Systematic leadership is running a team through documented structure rather than personal charisma. Instead of the owner’s daily presence and energy driving performance, the work is carried by written processes, shared tools, and a culture that reinforces both. The practical test: would your team perform the same way if you were away for a month?
How is systematic leadership different from traditional management?
Traditional management relies on a manager’s personality, relationships, and availability. Systematic leadership builds those outcomes into the structure of the business itself, so performance holds even when specific individuals are unavailable. Traditional management scales with headcount; systematic leadership scales with documented systems.

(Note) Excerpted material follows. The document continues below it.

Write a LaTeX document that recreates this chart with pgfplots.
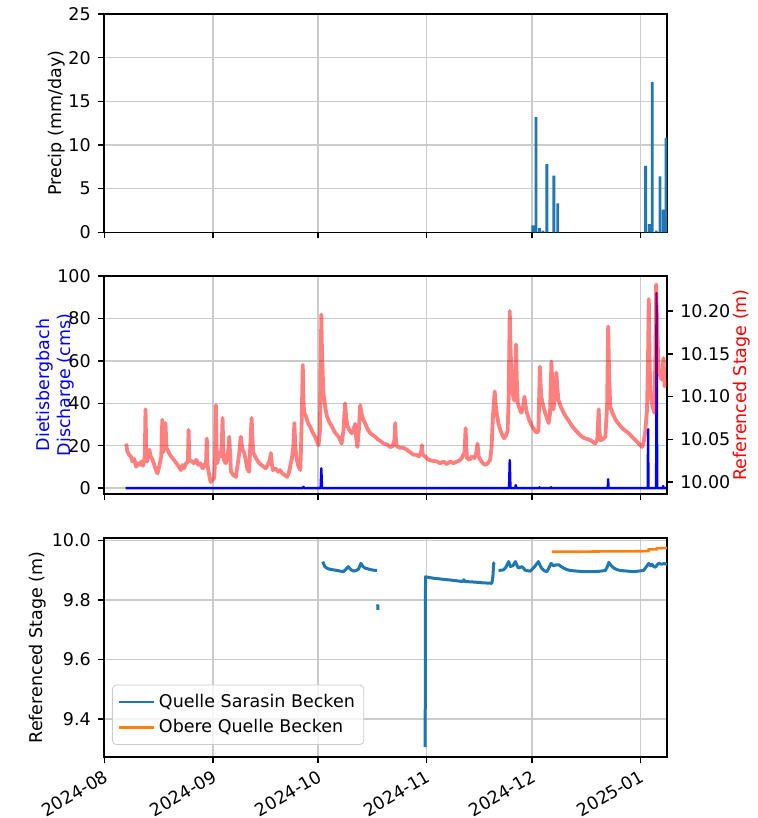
\documentclass[border=0pt]{standalone}
\usepackage{fontspec}
\setmainfont{DejaVu Sans}
\usepackage{pgfplots}
\pgfplotsset{compat=1.18}
\definecolor{c0}{HTML}{1F77B4}
\definecolor{c1}{HTML}{FF7F0E}
\definecolor{gridc}{HTML}{CBCBCB}

\pgfplotsset{
  base/.style={
    scale only axis, width=281.5pt, height=109pt,
    xmin=-0.15, xmax=160.6,
    xtick={0,31,61,92,122,153},
    xtick pos=lower, ytick pos=left, tick align=outside,
    major tick length=3.1pt,
    tick style={black, line width=0.7pt},
    axis line style={line width=0.7pt},
    grid=major, major grid style={gridc, line width=0.7pt},
    tick label style={font=\fontsize{8.75}{10}\selectfont},
    label style={font=\fontsize{8.75}{10.5}\selectfont},
    /pgf/number format/assume math mode=true,
  }
}

\begin{document}
\begin{tikzpicture}
\useasboundingbox (0,0) rectangle (379pt,-409pt);

% precipitation
\begin{axis}[base, at={(52pt,-116.15pt)}, anchor=south west, height=109.15pt,
    ymin=0, ymax=25, ytick={0,5,...,25}, xticklabels={},
    ylabel={Precip (mm/day)},
    ylabel style={at={(axis description cs:-0.0835,0.5)}, anchor=center}]
\addplot[ybar, bar width=0.8, fill=c0, draw=none] coordinates {
  (122.3,0.8) (123.2,13.2) (124.2,0.5) (125.2,0.2) (126.3,7.8)
  (128.3,6.5) (129.4,3.3)
  (154.5,7.6) (155.5,0.95) (156.4,17.2) (157.5,0.2) (158.6,6.4)
  (159.5,2.6) (160.3,10.8)
};
\end{axis}

% discharge
\begin{axis}[base, at={(52pt,-247pt)}, anchor=south west,
    ymin=-2.8, ymax=100, ytick={0,20,...,100}, xticklabels={},
    ylabel={Dietisbergbach\\Discharge (cms)},
    ylabel style={at={(axis description cs:-0.086,0.5)}, anchor=center, align=center,
      text=blue}]
\addplot[blue, line width=1.2pt, line join=round] coordinates {
  (6.0,0) (56.6,0) (56.8,0.6) (57.0,0) (61.7,0) (61.9,9.3) (62.1,0)
  (115.5,0) (115.7,13.2) (115.9,0) (117.3,0) (117.4,1.4) (117.6,0)
  (124.1,0) (124.2,0.4) (124.3,0) (127.4,0) (127.5,0.4) (127.6,0)
  (143.7,0) (143.8,4.2) (143.9,0) (155.1,0) (155.2,27.8) (155.3,0)
  (157.5,0) (157.6,92.0) (157.8,0) (159.4,0) (159.5,1.0) (159.6,0) (160.6,0)
};
\end{axis}

% stage on the right
\begin{axis}[base, at={(52pt,-247pt)}, anchor=south west,
    axis x line=none, axis y line*=right, ytick pos=right, grid=none,
    ymin=9.986, ymax=10.241, ytick={10,10.05,10.1,10.15,10.2},
    yticklabel style={/pgf/number format/.cd, fixed, fixed zerofill, precision=2},
    ylabel={Referenced Stage (m)},
    ylabel style={at={(axis description cs:1.133,0.5)}, anchor=center, text=red}]
\addplot[draw=red, draw opacity=0.5, line width=1.9pt, line join=round] table {
6.2 10.045
6.5 10.036
7.0 10.032
7.5 10.030
8.0 10.024
8.5 10.027
9.0 10.018
9.5 10.022
10.0 10.020
10.5 10.024
11.0 10.019
11.5 10.030
11.7 10.085
11.9 10.040
12.2 10.024
12.8 10.038
13.2 10.030
13.7 10.026
14.2 10.020
14.7 10.014
15.1 10.010
15.6 10.018
16.2 10.030
16.5 10.073
16.8 10.035
17.1 10.050
17.4 10.069
17.7 10.040
18.4 10.034
19.0 10.030
19.8 10.026
20.5 10.022
21.2 10.018
21.8 10.014
22.3 10.020
22.7 10.016
23.3 10.022
23.8 10.024
24.0 10.061
24.2 10.026
25.0 10.024
25.5 10.022
26.2 10.026
26.8 10.020
27.4 10.022
28.0 10.016
28.4 10.018
29.0 10.024
29.2 10.051
29.4 10.020
29.8 10.010
30.3 10.000
30.8 10.003
31.3 10.004
31.6 10.030
31.8 10.090
32.0 10.040
32.2 10.022
32.7 10.034
33.2 10.030
33.5 10.045
33.7 10.075
33.9 10.040
34.1 10.026
34.6 10.022
35.1 10.028
35.4 10.040
35.6 10.053
35.9 10.030
36.1 10.012
36.8 10.008
37.5 10.006
38.0 10.020
38.5 10.035
38.9 10.053
39.3 10.040
39.9 10.034
40.3 10.026
40.8 10.015
41.3 10.012
41.7 10.050
42.0 10.075
42.3 10.045
42.5 10.034
43.0 10.030
43.5 10.026
44.2 10.022
44.8 10.020
45.4 10.018
46.0 10.016
46.6 10.020
47.2 10.026
47.5 10.034
47.8 10.020
48.1 10.014
48.8 10.016
49.5 10.012
50.1 10.014
50.8 10.010
51.5 10.008
52.1 10.006
52.6 10.010
53.0 10.018
53.5 10.028
53.9 10.041
54.2 10.069
54.5 10.040
54.9 10.026
55.4 10.018
55.9 10.014
56.1 10.040
56.3 10.073
56.6 10.137
56.8 10.095
57.0 10.081
57.4 10.078
57.8 10.073
58.2 10.068
58.7 10.065
59.4 10.058
60.1 10.053
60.6 10.048
61.1 10.043
61.5 10.060
61.9 10.196
62.1 10.150
62.5 10.104
63.0 10.088
63.5 10.077
64.2 10.070
64.9 10.065
65.8 10.058
66.8 10.053
67.2 10.050
67.7 10.045
68.2 10.060
68.7 10.092
69.0 10.075
69.4 10.065
70.0 10.060
70.6 10.057
71.1 10.062
71.6 10.068
71.9 10.050
72.2 10.041
72.6 10.060
73.0 10.090
73.4 10.080
73.8 10.074
74.4 10.069
75.1 10.062
75.9 10.057
76.6 10.055
77.3 10.053
78.0 10.050
78.8 10.048
79.7 10.045
80.6 10.044
81.6 10.041
82.3 10.042
82.8 10.050
83.0 10.069
83.2 10.050
83.4 10.042
84.4 10.040
85.3 10.040
86.3 10.038
87.2 10.035
88.2 10.032
89.0 10.032
89.8 10.030
90.4 10.035
90.6 10.043
90.8 10.032
91.5 10.030
92.5 10.026
93.5 10.025
94.9 10.024
95.8 10.022
96.8 10.024
97.7 10.021
98.7 10.024
99.6 10.022
100.6 10.024
101.3 10.025
102.0 10.028
102.8 10.035
103.1 10.063
103.3 10.040
103.5 10.028
104.2 10.026
104.9 10.030
105.6 10.028
106.2 10.035
106.5 10.045
106.8 10.030
107.3 10.026
108.0 10.022
108.7 10.020
109.4 10.022
110.1 10.026
110.5 10.040
110.9 10.077
111.4 10.106
111.7 10.090
112.1 10.077
112.5 10.068
113.0 10.061
113.6 10.055
114.1 10.051
114.6 10.054
115.1 10.060
115.4 10.100
115.7 10.200
115.9 10.160
116.3 10.112
116.7 10.100
117.0 10.095
117.3 10.130
117.5 10.161
117.7 10.120
118.0 10.092
118.5 10.086
119.0 10.081
119.5 10.088
119.9 10.100
120.2 10.090
120.6 10.081
121.3 10.072
122.1 10.065
122.6 10.062
123.0 10.059
123.5 10.058
123.9 10.060
124.1 10.100
124.3 10.135
124.5 10.115
124.7 10.100
125.2 10.090
125.8 10.081
126.3 10.075
126.8 10.069
127.2 10.080
127.6 10.141
127.9 10.110
128.2 10.085
128.6 10.100
129.0 10.128
129.3 10.110
129.6 10.096
130.3 10.088
131.1 10.081
131.8 10.076
132.5 10.072
133.4 10.066
134.4 10.061
135.3 10.057
136.3 10.053
137.2 10.051
138.2 10.050
139.1 10.048
140.1 10.045
140.7 10.050
141.1 10.085
141.3 10.060
141.6 10.049
142.3 10.050
143.0 10.053
143.5 10.090
143.8 10.182
144.1 10.120
144.4 10.088
145.1 10.080
145.9 10.073
146.8 10.068
147.8 10.063
148.7 10.060
149.7 10.057
150.6 10.053
151.6 10.049
152.5 10.045
153.5 10.041
154.0 10.048
154.4 10.060
154.9 10.085
155.2 10.150
155.4 10.214
155.6 10.150
155.8 10.108
156.2 10.095
156.5 10.088
157.0 10.081
157.3 10.150
157.5 10.231
157.8 10.180
158.2 10.131
158.6 10.125
159.0 10.120
159.3 10.130
159.6 10.145
159.9 10.112
160.2 10.115
160.6 10.120
};
\end{axis}

% basins
\begin{axis}[base, at={(52pt,-378.5pt)}, anchor=south west, height=109.5pt,
    ymin=9.273, ymax=10.008, ytick={9.4,9.6,9.8,10.0},
    yticklabel style={/pgf/number format/.cd, fixed, fixed zerofill, precision=1},
    xticklabels={2024-08,2024-09,2024-10,2024-11,2024-12,2025-01},
    xticklabel style={rotate=30, anchor=north east, inner sep=2pt},
    ylabel={Referenced Stage (m)},
    ylabel style={at={(axis description cs:-0.117,0.5)}, anchor=center},
    unbounded coords=jump,
    legend style={at={(axis description cs:0.0142,0.055)}, anchor=south west,
      draw=gridc, rounded corners=2pt, fill=white, fill opacity=0.8, text opacity=1,
      font=\fontsize{8.75}{10}\selectfont, row sep=0.5pt, inner sep=2.5pt,
      cells={anchor=west}},
    legend image code/.code={\draw[#1, line width=1.3pt] (0pt,0pt) -- (17.5pt,0pt);}]
\addplot[c0, line width=1.5pt, line join=round] table {
62.3 9.929
62.9 9.912
63.6 9.906
64.4 9.903
65.4 9.901
66.4 9.899
67.3 9.897
68.2 9.895
68.9 9.903
69.6 9.912
70.3 9.902
71.1 9.897
71.8 9.899
72.5 9.903
73.2 9.923
73.8 9.912
74.4 9.907
75.1 9.905
75.9 9.902
76.8 9.900
77.8 9.899
77.9 nan
78.0 9.785
78.05 9.767
78.1 nan
91.55 9.306
91.65 9.878
92.5 9.876
94.0 9.873
95.5 9.871
97.0 9.869
98.7 9.867
100.2 9.865
101.5 9.863
102.3 9.862
102.6 9.868
102.9 9.862
104.3 9.861
105.8 9.860
107.5 9.858
109.0 9.857
110.6 9.856
110.9 9.880
111.1 9.923
111.4 9.926
111.9 nan
112.5 9.899
113.2 9.900
113.9 9.901
114.6 9.910
115.4 9.929
115.9 9.912
116.6 9.915
117.3 9.929
117.8 9.915
118.2 9.907
118.7 9.910
119.2 9.912
120.1 9.900
120.9 9.898
121.6 9.897
122.8 9.912
123.9 9.929
124.4 9.915
124.9 9.905
125.6 9.898
126.3 9.895
127.0 9.910
127.5 9.923
128.2 9.915
128.9 9.918
129.7 9.918
130.4 9.912
131.1 9.907
132.0 9.902
133.0 9.899
134.9 9.897
136.8 9.895
138.9 9.895
141.0 9.896
143.0 9.899
143.5 9.910
144.0 9.926
144.7 9.915
145.4 9.907
146.3 9.902
147.3 9.899
149.2 9.897
151.1 9.895
152.5 9.897
153.9 9.899
154.6 9.910
155.4 9.923
155.9 9.915
156.3 9.920
156.8 9.912
157.3 9.910
157.8 9.918
158.2 9.923
159.0 9.920
159.7 9.922
160.6 9.920
};
\addlegendentry{Quelle Sarasin Becken}
\addplot[c1, line width=1.3pt] table {
127.8 9.962
135.0 9.962
142.0 9.963
148.5 9.963
155.3 9.964
155.4 9.970
157.6 9.970
157.7 9.974
160.6 9.974
};
\addlegendentry{Obere Quelle Becken}
\end{axis}
\end{tikzpicture}
\end{document}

Can systematic leadership work in creative or custom businesses?
Yes. Creative businesses often benefit most because systemising the repeatable work frees creative energy for the parts that actually need it. Ryan Stannard’s custom home building business is a clear example: every home is bespoke, but the process of delivering a bespoke home is systemised. Standards protect the craft rather than replacing it.
How long before we see results?
Most businesses see the first practical wins within 30 to 60 days of appointing a Systems Champion and protecting their time. Cultural change takes longer, usually six to eighteen months, because it depends on team members seeing repeated proof that systems make their work easier. The compounding benefits show up around the eighteen to twenty-four month mark.
Who should be the Systems Champion?
Not the most senior person, and usually not the industry expert. The best Systems Champions are naturally organised, genuinely curious about how things connect, and willing to ask “why do we do it this way?” without political baggage. They’re often newer to the business. Protected time matters more than title or experience.
What if my team resists?
Resistance usually means the team expects systems to mean more bureaucracy and less autonomy. The fix is proof, not argument. Start with the system currently causing the most friction, and let the team feel the relief of having it fixed. Cultural adoption follows visible wins, not top-down mandates.
Can I do this without hiring anyone new?
Almost always, yes. The Systems Champion is usually already on your team; they just haven’t been given the role, the time, or the mandate. Most businesses can start with their existing staff and only consider external help, such as a certified SYSTEMologist, if they want faster implementation or lack internal capacity for the work.